» **THE EXERCISE**
Starting at the line that contains "Generate a web", reproduce each line exactly up to and including the line that contains "[0.358]; const aAllLowerLow". Reproduce nothing else.

» **MATERIAL FOR THE TASK**
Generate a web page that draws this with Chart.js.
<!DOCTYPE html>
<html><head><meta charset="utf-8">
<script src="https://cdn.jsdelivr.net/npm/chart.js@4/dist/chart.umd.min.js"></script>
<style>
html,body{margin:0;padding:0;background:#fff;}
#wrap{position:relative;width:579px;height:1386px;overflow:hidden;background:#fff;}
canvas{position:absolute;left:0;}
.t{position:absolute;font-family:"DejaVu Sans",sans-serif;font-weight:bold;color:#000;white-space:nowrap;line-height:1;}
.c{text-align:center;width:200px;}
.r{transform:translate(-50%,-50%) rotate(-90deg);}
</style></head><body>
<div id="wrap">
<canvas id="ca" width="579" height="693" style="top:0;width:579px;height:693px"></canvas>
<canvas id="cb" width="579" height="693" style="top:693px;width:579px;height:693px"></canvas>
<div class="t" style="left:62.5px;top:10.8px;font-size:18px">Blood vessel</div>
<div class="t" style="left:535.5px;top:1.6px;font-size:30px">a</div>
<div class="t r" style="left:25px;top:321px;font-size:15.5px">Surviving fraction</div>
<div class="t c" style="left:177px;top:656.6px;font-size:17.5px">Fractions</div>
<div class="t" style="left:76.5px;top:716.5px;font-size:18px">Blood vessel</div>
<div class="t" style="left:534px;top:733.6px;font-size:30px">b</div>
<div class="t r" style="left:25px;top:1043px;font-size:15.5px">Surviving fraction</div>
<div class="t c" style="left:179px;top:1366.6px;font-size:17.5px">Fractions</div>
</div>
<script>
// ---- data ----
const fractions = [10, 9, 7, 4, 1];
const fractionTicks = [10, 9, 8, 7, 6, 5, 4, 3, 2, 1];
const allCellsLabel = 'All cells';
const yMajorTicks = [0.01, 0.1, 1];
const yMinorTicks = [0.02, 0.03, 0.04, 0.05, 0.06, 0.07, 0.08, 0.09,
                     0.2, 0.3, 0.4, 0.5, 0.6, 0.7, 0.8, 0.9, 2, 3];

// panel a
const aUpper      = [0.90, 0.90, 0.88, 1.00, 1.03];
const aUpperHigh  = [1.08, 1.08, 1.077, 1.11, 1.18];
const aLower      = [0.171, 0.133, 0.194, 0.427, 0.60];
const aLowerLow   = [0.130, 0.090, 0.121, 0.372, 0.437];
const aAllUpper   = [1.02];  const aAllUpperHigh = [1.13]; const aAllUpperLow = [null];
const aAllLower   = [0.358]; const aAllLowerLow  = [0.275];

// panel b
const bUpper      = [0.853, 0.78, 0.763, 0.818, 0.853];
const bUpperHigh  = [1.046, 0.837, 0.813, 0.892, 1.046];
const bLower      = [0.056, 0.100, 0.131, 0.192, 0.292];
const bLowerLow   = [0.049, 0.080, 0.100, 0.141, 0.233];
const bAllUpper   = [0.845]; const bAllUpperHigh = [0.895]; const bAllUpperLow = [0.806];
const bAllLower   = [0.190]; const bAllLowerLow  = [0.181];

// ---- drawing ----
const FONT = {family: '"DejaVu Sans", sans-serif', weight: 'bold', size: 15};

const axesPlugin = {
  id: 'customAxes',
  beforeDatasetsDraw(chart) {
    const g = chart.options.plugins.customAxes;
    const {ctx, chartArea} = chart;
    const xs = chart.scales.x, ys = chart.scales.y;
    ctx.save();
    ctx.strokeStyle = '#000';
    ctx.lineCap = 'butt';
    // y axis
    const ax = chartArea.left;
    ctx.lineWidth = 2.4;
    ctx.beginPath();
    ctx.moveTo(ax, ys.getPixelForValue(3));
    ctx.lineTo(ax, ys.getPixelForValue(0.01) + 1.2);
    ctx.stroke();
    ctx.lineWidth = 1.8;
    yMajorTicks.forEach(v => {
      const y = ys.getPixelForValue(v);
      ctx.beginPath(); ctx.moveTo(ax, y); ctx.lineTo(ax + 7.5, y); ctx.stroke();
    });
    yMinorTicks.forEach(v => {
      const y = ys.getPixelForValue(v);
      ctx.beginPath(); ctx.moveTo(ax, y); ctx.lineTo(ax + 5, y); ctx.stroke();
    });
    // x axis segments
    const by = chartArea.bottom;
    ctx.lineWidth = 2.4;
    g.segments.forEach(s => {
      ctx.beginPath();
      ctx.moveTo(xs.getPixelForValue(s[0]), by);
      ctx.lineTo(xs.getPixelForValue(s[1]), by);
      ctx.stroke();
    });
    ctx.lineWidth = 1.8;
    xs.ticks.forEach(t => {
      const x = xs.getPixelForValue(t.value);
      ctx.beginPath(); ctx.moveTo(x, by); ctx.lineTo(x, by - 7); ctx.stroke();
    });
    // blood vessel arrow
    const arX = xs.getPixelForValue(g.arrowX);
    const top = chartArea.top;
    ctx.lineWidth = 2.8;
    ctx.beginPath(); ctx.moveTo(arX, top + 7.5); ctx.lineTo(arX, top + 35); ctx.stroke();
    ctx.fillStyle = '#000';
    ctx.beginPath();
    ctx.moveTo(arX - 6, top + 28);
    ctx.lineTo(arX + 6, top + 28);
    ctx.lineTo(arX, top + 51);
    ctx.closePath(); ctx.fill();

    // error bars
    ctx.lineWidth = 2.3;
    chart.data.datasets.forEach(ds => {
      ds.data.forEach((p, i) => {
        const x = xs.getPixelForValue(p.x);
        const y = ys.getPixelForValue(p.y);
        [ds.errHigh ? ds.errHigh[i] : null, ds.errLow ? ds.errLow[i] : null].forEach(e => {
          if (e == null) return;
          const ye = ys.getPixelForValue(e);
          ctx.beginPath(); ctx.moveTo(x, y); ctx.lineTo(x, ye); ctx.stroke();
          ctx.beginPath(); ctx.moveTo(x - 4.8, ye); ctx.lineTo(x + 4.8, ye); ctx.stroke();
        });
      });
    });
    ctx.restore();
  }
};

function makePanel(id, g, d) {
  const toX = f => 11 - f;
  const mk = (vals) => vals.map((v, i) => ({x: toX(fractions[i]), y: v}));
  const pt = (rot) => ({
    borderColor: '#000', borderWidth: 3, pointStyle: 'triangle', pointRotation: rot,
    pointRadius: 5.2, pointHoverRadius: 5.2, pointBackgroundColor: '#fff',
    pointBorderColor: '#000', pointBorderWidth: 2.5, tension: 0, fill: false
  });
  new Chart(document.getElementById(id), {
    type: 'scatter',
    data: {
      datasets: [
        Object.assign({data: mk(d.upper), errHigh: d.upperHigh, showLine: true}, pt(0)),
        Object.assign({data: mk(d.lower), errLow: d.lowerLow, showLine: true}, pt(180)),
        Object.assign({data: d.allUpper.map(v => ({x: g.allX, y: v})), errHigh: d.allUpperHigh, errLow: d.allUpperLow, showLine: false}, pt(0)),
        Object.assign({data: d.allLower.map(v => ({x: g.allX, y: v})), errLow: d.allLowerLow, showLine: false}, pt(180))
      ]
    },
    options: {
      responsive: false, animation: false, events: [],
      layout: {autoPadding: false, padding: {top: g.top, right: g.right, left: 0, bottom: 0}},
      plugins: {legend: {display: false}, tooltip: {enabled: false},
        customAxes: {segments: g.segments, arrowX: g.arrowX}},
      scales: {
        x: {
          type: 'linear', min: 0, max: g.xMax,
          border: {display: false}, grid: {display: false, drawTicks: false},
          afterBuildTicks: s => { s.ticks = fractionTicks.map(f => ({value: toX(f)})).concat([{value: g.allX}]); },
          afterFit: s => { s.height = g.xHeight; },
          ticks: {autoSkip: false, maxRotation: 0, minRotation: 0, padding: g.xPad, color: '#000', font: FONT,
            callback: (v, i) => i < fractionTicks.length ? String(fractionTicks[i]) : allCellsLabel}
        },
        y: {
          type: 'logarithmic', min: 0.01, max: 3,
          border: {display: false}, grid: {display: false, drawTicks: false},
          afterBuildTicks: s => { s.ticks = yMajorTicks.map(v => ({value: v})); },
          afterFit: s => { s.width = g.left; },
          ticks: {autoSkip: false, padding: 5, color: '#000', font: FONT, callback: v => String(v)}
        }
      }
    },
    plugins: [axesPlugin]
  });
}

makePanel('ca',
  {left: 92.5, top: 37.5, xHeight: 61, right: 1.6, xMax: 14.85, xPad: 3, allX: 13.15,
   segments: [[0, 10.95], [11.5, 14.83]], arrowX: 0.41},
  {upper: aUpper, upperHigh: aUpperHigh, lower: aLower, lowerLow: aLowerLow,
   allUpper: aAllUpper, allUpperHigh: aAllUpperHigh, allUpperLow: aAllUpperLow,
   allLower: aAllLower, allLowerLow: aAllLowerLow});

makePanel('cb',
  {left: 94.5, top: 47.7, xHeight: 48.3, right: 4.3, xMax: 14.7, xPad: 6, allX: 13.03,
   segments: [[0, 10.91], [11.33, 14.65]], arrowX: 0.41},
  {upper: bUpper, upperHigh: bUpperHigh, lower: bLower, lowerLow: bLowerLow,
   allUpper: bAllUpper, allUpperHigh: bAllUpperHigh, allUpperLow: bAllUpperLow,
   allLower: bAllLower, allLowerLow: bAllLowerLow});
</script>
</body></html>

==

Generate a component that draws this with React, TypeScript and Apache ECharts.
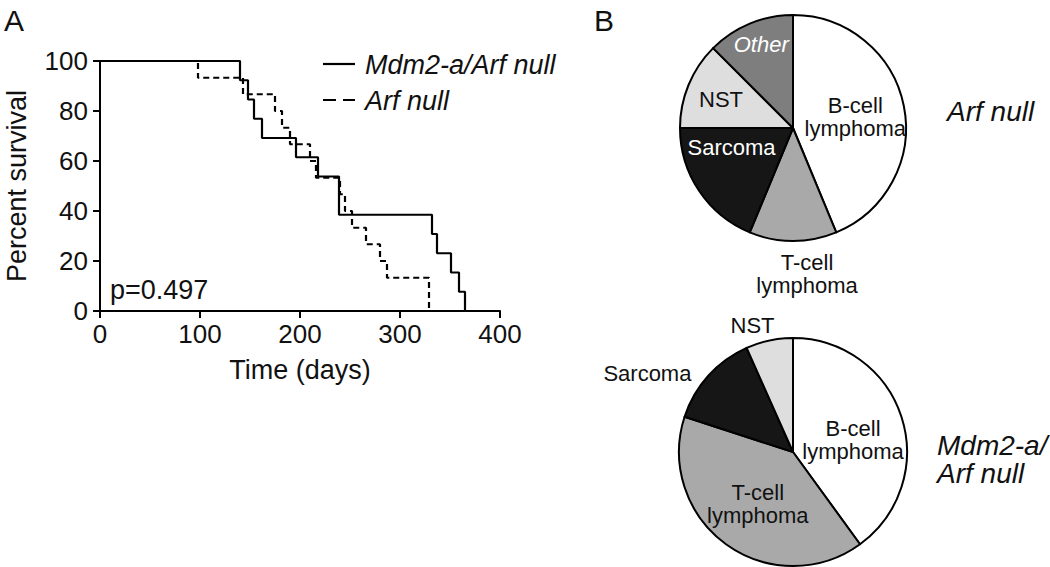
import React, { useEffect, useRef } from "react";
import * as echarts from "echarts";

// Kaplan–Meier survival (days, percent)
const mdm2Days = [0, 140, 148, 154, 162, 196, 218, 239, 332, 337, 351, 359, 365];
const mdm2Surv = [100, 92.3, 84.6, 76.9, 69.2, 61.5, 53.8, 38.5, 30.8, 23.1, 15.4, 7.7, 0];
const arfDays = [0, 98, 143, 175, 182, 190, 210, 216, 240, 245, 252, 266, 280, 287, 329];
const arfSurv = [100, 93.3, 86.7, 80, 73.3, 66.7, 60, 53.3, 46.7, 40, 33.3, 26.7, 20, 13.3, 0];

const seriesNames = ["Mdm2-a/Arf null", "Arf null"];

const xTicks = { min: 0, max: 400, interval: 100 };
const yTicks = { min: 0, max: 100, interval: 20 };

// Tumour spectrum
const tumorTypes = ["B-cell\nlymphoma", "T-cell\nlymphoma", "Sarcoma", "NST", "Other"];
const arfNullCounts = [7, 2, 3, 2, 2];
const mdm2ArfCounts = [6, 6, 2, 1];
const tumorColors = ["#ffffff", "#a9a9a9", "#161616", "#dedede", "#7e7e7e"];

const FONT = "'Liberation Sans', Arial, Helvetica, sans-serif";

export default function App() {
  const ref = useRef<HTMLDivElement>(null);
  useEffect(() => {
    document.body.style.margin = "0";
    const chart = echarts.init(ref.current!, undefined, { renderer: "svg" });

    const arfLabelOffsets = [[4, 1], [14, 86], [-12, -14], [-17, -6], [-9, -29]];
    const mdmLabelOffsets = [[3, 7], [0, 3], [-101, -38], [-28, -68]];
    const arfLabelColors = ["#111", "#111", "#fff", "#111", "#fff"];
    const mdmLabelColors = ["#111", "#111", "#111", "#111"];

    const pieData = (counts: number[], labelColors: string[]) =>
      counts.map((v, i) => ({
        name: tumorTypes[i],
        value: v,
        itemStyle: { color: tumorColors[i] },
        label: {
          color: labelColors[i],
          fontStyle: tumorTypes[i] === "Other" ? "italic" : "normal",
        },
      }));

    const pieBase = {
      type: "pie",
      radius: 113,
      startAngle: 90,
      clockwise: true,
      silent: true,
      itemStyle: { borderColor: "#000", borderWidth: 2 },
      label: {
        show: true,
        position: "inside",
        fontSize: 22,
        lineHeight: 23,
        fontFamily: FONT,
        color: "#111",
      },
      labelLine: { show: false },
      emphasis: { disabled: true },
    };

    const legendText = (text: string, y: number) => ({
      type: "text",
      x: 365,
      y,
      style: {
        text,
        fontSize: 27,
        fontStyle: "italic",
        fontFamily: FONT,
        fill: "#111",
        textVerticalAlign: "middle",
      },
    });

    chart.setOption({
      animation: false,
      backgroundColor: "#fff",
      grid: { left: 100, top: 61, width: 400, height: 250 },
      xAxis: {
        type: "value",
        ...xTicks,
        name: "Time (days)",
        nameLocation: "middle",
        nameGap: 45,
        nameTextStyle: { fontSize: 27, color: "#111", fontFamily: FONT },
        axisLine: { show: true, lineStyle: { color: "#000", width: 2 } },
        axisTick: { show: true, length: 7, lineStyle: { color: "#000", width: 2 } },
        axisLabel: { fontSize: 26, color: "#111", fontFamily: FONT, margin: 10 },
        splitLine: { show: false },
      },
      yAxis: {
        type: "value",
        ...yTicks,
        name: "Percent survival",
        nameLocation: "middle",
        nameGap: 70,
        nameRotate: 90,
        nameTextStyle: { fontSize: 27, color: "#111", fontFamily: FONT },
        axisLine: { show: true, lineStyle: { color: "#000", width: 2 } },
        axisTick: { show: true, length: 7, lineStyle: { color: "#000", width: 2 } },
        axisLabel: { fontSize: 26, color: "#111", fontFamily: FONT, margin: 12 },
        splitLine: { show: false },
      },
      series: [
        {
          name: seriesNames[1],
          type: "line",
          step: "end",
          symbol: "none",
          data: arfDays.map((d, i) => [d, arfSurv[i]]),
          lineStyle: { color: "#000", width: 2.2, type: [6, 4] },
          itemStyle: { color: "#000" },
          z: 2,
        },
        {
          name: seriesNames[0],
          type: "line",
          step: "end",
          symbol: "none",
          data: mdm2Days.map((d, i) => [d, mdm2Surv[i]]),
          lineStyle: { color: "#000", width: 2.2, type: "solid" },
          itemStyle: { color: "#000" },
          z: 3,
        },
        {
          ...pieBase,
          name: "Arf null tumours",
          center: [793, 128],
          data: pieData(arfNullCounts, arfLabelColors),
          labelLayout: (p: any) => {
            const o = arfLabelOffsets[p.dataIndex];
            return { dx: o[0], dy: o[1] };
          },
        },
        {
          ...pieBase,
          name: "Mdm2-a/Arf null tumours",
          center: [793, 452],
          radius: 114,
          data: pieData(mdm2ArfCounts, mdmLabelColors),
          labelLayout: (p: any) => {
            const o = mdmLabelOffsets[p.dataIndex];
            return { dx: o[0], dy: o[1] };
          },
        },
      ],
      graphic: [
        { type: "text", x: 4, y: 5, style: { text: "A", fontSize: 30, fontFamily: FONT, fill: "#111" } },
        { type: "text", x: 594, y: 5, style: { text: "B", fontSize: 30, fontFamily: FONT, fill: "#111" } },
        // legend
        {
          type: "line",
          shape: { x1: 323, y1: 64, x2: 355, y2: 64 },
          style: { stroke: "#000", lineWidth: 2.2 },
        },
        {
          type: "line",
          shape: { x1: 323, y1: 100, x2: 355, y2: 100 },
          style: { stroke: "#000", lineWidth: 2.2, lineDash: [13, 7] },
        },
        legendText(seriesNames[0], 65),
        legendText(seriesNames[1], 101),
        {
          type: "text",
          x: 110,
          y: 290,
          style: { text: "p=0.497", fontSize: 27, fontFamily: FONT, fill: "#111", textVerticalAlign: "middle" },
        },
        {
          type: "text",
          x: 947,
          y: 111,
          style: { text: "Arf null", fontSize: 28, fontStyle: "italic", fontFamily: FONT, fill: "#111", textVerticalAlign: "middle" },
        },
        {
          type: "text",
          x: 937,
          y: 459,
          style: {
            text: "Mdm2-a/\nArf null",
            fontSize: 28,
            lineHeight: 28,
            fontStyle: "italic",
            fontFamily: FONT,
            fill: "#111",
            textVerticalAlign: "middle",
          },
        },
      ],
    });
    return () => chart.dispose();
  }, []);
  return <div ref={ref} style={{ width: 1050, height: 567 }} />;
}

» **ANSWER FOR THE TASK**
Generate a web page that draws this with Chart.js.
<!DOCTYPE html>
<html><head><meta charset="utf-8">
<script src="https://cdn.jsdelivr.net/npm/chart.js@4/dist/chart.umd.min.js"></script>
<style>
html,body{margin:0;padding:0;background:#fff;}
#wrap{position:relative;width:579px;height:1386px;overflow:hidden;background:#fff;}
canvas{position:absolute;left:0;}
.t{position:absolute;font-family:"DejaVu Sans",sans-serif;font-weight:bold;color:#000;white-space:nowrap;line-height:1;}
.c{text-align:center;width:200px;}
.r{transform:translate(-50%,-50%) rotate(-90deg);}
</style></head><body>
<div id="wrap">
<canvas id="ca" width="579" height="693" style="top:0;width:579px;height:693px"></canvas>
<canvas id="cb" width="579" height="693" style="top:693px;width:579px;height:693px"></canvas>
<div class="t" style="left:62.5px;top:10.8px;font-size:18px">Blood vessel</div>
<div class="t" style="left:535.5px;top:1.6px;font-size:30px">a</div>
<div class="t r" style="left:25px;top:321px;font-size:15.5px">Surviving fraction</div>
<div class="t c" style="left:177px;top:656.6px;font-size:17.5px">Fractions</div>
<div class="t" style="left:76.5px;top:716.5px;font-size:18px">Blood vessel</div>
<div class="t" style="left:534px;top:733.6px;font-size:30px">b</div>
<div class="t r" style="left:25px;top:1043px;font-size:15.5px">Surviving fraction</div>
<div class="t c" style="left:179px;top:1366.6px;font-size:17.5px">Fractions</div>
</div>
<script>
// ---- data ----
const fractions = [10, 9, 7, 4, 1];
const fractionTicks = [10, 9, 8, 7, 6, 5, 4, 3, 2, 1];
const allCellsLabel = 'All cells';
const yMajorTicks = [0.01, 0.1, 1];
const yMinorTicks = [0.02, 0.03, 0.04, 0.05, 0.06, 0.07, 0.08, 0.09,
                     0.2, 0.3, 0.4, 0.5, 0.6, 0.7, 0.8, 0.9, 2, 3];

// panel a
const aUpper      = [0.90, 0.90, 0.88, 1.00, 1.03];
const aUpperHigh  = [1.08, 1.08, 1.077, 1.11, 1.18];
const aLower      = [0.171, 0.133, 0.194, 0.427, 0.60];
const aLowerLow   = [0.130, 0.090, 0.121, 0.372, 0.437];
const aAllUpper   = [1.02];  const aAllUpperHigh = [1.13]; const aAllUpperLow = [null];
const aAllLower   = [0.358]; const aAllLowerLow  = [0.275];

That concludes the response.